WRITTEN REQUEST » Any pictures should be left out; please print exactly the lines between the line with "Emit a web page" and the line with "let timeLabels = ['-5', '0', '10', '20', '30', '40', '50', '60']", inclusive.

RECORDS TO PROCESS »
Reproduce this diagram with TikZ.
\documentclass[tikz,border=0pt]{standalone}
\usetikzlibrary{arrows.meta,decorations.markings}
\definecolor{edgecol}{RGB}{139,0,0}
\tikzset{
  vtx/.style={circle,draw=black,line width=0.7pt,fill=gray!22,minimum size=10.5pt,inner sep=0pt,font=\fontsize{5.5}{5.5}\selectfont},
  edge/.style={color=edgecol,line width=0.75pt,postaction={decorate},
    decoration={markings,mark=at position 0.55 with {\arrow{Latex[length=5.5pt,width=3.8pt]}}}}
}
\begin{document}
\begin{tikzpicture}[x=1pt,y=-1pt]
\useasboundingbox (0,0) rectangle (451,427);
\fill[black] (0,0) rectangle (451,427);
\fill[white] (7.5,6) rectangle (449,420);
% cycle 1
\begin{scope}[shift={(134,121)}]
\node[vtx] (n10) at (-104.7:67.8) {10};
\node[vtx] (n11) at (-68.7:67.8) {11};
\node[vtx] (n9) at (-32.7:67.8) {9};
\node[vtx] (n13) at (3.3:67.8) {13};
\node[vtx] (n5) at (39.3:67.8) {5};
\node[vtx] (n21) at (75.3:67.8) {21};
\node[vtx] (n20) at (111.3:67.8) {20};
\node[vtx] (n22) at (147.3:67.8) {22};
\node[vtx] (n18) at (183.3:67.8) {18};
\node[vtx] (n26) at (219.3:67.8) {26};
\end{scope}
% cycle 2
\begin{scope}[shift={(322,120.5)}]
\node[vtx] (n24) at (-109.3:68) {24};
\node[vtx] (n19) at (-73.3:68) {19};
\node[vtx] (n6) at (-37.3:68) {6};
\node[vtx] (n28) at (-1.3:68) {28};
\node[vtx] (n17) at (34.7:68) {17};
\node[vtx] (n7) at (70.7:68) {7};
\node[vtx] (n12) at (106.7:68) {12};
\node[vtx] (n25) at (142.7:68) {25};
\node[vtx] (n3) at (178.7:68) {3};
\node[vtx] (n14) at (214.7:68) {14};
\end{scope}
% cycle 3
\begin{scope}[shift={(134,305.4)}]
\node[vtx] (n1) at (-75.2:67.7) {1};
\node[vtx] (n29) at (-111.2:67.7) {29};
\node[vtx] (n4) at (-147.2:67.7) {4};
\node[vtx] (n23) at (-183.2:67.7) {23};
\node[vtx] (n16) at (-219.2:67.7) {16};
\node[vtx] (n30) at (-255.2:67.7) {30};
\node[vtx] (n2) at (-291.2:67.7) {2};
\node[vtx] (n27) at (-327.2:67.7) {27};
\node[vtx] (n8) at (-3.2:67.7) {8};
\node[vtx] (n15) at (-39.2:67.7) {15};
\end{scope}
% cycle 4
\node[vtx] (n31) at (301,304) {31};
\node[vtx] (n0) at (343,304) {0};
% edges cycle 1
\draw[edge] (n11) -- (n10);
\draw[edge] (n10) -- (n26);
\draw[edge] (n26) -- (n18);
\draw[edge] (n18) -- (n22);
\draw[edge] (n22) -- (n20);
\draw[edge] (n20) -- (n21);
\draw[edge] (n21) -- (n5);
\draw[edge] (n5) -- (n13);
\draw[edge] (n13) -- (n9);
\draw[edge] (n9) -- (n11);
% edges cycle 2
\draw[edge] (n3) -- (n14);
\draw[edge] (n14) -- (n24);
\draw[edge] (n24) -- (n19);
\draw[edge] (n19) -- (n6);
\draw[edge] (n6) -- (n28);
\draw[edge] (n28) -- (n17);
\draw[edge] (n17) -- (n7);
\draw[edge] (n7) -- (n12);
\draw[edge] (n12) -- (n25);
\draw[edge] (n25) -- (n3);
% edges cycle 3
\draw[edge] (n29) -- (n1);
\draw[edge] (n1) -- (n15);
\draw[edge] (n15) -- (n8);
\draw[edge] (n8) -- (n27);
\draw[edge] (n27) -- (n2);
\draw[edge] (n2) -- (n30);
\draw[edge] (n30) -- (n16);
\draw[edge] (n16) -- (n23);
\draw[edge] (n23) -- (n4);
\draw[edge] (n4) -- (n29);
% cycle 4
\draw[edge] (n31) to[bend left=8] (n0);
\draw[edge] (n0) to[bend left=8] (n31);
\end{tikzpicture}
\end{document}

* * *

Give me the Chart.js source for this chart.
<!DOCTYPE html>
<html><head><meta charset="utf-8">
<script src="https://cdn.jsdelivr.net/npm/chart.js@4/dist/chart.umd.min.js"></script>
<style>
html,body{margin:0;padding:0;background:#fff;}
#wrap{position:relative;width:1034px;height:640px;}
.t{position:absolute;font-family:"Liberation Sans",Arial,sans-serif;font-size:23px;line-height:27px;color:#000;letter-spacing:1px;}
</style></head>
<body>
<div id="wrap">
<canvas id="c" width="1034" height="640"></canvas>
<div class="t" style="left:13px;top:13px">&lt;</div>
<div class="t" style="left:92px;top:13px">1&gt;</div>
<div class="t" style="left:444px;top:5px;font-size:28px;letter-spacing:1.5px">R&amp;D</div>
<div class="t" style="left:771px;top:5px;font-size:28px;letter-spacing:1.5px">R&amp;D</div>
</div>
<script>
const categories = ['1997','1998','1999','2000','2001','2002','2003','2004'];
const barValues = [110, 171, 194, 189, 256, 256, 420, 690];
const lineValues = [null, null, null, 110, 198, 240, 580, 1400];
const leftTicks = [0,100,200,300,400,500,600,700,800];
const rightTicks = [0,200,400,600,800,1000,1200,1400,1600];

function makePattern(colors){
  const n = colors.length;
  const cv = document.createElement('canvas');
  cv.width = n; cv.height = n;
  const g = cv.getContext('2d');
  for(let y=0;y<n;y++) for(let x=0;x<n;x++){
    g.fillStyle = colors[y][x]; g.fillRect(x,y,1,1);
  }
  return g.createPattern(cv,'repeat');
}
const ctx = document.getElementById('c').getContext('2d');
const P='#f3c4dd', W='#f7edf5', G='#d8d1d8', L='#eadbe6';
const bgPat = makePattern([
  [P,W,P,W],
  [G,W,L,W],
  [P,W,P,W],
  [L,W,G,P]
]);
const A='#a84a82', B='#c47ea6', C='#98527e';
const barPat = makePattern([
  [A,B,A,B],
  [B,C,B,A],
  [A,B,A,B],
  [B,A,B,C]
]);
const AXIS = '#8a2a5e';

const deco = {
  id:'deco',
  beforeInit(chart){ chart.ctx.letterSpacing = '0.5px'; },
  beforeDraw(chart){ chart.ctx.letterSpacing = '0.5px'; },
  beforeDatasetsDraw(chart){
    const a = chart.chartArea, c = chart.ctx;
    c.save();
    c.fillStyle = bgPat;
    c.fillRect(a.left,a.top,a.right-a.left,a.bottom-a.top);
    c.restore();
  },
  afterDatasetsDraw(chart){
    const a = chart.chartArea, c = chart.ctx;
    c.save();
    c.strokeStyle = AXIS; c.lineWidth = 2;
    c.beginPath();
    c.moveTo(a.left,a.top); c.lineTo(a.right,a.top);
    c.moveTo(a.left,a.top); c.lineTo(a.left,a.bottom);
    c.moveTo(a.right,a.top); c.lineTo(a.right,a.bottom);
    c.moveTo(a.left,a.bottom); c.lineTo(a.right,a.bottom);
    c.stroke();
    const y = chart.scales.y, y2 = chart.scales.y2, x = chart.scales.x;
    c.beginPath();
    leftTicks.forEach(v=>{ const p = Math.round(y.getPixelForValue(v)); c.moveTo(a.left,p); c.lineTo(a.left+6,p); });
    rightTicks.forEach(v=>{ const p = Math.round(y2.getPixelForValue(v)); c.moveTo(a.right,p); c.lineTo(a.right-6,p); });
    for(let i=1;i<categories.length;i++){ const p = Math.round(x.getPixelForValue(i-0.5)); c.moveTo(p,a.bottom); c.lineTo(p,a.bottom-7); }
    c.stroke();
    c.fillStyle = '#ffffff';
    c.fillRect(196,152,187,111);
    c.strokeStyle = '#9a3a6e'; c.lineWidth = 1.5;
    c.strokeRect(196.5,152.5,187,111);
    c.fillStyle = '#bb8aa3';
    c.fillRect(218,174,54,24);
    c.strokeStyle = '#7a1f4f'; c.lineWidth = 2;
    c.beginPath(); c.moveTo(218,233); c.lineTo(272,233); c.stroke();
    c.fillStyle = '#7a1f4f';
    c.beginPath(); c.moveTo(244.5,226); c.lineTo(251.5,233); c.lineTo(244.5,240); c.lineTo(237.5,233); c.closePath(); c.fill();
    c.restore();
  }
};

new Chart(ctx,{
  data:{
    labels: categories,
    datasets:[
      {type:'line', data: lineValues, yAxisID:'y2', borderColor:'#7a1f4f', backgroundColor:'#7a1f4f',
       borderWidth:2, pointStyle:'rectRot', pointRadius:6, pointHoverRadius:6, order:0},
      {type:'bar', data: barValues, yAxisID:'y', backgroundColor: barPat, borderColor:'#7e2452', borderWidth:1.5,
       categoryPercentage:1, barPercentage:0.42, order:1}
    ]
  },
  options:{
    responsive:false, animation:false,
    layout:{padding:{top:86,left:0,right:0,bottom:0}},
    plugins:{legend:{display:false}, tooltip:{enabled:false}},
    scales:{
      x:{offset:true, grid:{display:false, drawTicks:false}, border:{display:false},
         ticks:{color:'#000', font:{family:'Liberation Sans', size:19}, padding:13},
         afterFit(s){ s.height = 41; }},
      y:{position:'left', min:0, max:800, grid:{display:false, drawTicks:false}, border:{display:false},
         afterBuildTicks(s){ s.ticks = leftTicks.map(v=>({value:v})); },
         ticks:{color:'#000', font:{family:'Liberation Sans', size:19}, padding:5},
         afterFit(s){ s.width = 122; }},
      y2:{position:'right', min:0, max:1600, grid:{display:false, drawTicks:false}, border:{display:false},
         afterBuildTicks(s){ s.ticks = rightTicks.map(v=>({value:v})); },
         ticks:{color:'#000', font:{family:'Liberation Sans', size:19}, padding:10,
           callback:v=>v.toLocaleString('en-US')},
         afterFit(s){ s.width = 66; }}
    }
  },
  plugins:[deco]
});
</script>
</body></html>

* * *

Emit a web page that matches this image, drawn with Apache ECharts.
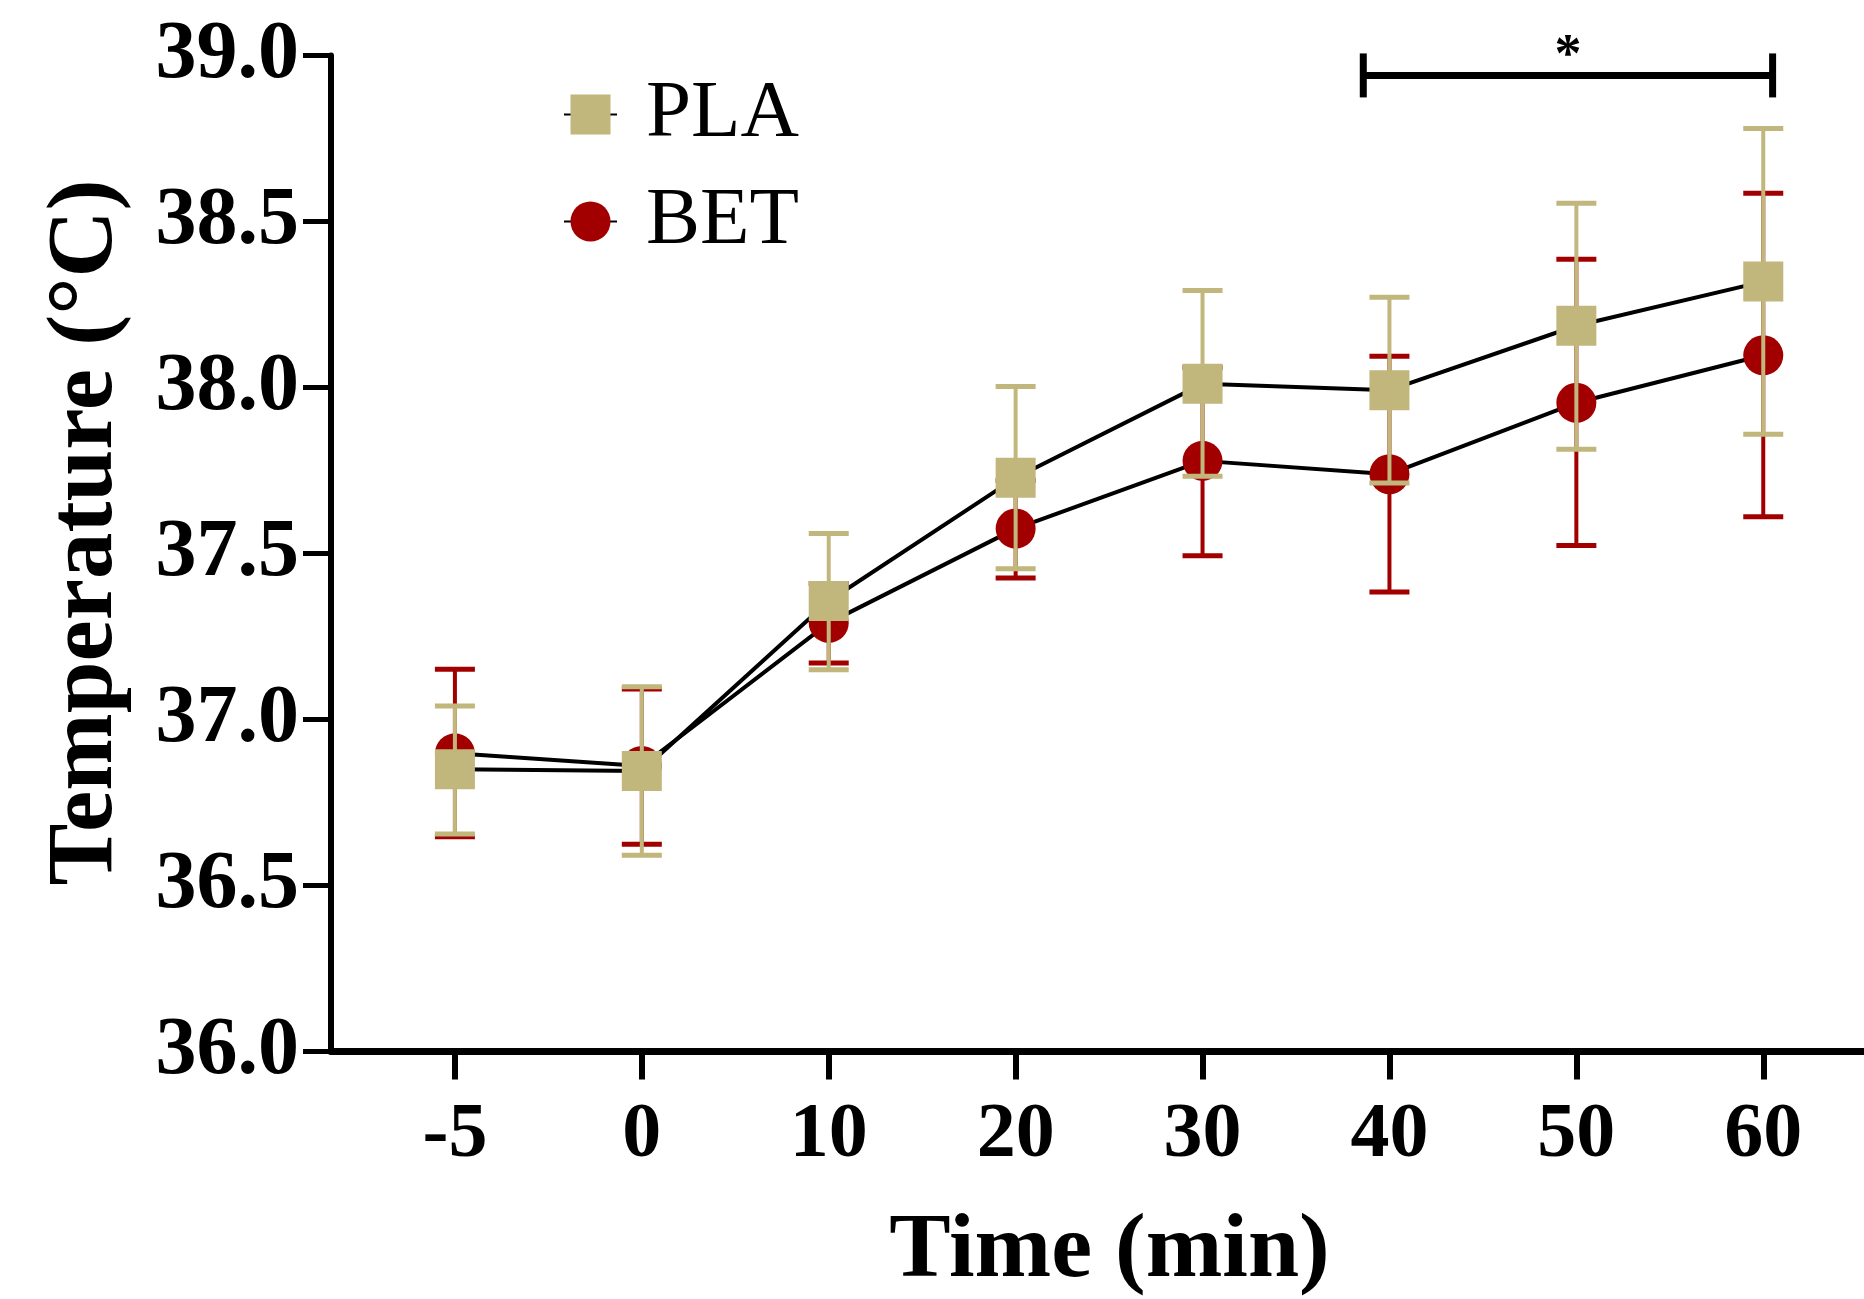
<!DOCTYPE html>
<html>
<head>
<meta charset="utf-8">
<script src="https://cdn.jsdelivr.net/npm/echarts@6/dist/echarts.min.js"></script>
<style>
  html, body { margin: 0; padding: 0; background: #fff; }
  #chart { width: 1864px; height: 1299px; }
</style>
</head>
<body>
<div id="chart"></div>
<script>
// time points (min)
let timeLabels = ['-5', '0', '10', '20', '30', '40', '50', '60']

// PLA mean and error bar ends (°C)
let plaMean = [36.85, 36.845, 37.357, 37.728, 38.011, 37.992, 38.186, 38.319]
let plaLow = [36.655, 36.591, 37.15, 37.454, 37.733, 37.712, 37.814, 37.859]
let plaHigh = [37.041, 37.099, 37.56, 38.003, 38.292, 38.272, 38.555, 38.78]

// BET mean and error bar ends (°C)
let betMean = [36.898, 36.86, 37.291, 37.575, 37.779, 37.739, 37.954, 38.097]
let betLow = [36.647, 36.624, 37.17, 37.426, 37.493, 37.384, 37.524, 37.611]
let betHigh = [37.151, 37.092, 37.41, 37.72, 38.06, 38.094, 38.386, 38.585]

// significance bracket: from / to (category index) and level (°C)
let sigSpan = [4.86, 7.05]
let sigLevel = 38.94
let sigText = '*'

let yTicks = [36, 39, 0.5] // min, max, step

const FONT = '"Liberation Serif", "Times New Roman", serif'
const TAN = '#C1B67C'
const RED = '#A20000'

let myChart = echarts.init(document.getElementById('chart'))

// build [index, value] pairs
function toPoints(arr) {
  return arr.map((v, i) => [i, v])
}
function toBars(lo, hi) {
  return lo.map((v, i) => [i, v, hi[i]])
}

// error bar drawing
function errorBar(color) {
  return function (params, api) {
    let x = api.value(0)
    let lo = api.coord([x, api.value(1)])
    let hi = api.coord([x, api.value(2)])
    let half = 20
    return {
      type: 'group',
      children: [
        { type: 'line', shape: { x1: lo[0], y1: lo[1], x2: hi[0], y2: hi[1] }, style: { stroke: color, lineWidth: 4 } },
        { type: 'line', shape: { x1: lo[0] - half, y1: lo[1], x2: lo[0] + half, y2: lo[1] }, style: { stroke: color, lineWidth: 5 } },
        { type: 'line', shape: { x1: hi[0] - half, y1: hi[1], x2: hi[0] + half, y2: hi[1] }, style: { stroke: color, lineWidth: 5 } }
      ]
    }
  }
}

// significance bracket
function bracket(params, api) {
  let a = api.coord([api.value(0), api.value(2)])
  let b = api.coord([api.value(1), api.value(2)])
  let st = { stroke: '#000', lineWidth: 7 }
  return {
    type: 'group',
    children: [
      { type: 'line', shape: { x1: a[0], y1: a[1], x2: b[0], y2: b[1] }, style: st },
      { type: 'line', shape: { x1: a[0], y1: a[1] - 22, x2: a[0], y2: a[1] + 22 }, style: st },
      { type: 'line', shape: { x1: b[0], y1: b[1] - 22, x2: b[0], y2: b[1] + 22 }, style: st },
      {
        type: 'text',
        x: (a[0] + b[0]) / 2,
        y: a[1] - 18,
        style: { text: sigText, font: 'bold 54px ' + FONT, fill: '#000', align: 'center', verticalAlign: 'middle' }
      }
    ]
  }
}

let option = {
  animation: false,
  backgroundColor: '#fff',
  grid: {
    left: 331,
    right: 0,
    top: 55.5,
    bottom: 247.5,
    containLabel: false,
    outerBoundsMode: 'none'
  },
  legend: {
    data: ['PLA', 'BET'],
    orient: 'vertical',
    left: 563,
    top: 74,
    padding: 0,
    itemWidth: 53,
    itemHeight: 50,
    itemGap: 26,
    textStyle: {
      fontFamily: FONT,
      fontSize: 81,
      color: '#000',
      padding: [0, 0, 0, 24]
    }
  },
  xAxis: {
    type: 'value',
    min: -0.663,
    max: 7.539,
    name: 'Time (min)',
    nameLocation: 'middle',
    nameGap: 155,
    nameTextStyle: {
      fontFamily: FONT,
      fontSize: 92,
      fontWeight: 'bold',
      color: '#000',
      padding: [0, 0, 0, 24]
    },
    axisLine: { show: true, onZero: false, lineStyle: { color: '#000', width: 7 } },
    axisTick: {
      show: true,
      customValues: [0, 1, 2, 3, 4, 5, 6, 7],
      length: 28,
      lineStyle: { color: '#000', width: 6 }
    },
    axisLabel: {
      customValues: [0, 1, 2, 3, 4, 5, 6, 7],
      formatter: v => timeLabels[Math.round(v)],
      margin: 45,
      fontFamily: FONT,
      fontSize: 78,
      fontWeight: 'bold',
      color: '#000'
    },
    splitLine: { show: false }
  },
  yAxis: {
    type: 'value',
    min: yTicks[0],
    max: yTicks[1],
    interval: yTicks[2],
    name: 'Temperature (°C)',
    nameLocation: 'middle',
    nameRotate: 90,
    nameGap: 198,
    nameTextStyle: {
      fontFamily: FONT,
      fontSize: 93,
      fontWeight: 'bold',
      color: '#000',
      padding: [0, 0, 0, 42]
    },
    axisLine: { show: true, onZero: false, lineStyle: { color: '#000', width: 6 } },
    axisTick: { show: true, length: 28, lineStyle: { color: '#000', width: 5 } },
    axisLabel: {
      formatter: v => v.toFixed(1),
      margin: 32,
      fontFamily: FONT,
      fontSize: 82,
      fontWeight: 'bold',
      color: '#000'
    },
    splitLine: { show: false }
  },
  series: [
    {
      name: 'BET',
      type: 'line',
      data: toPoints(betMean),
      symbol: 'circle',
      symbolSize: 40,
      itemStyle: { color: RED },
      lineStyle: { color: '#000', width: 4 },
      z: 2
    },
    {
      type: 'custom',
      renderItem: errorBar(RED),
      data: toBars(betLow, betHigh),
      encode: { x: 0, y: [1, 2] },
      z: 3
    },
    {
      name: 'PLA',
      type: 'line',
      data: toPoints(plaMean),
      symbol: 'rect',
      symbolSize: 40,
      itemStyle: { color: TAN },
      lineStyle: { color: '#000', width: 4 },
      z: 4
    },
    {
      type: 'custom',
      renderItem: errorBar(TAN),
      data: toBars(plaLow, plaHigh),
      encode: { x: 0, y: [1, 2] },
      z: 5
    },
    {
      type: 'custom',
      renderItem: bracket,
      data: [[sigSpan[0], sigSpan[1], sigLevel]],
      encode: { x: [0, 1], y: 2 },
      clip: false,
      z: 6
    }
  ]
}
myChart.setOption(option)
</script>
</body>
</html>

TASK OUTPUT »
Emit a web page that matches this image, drawn with Apache ECharts.
<!DOCTYPE html>
<html>
<head>
<meta charset="utf-8">
<script src="https://cdn.jsdelivr.net/npm/echarts@6/dist/echarts.min.js"></script>
<style>
  html, body { margin: 0; padding: 0; background: #fff; }
  #chart { width: 1864px; height: 1299px; }
</style>
</head>
<body>
<div id="chart"></div>
<script>
// time points (min)
let timeLabels = ['-5', '0', '10', '20', '30', '40', '50', '60']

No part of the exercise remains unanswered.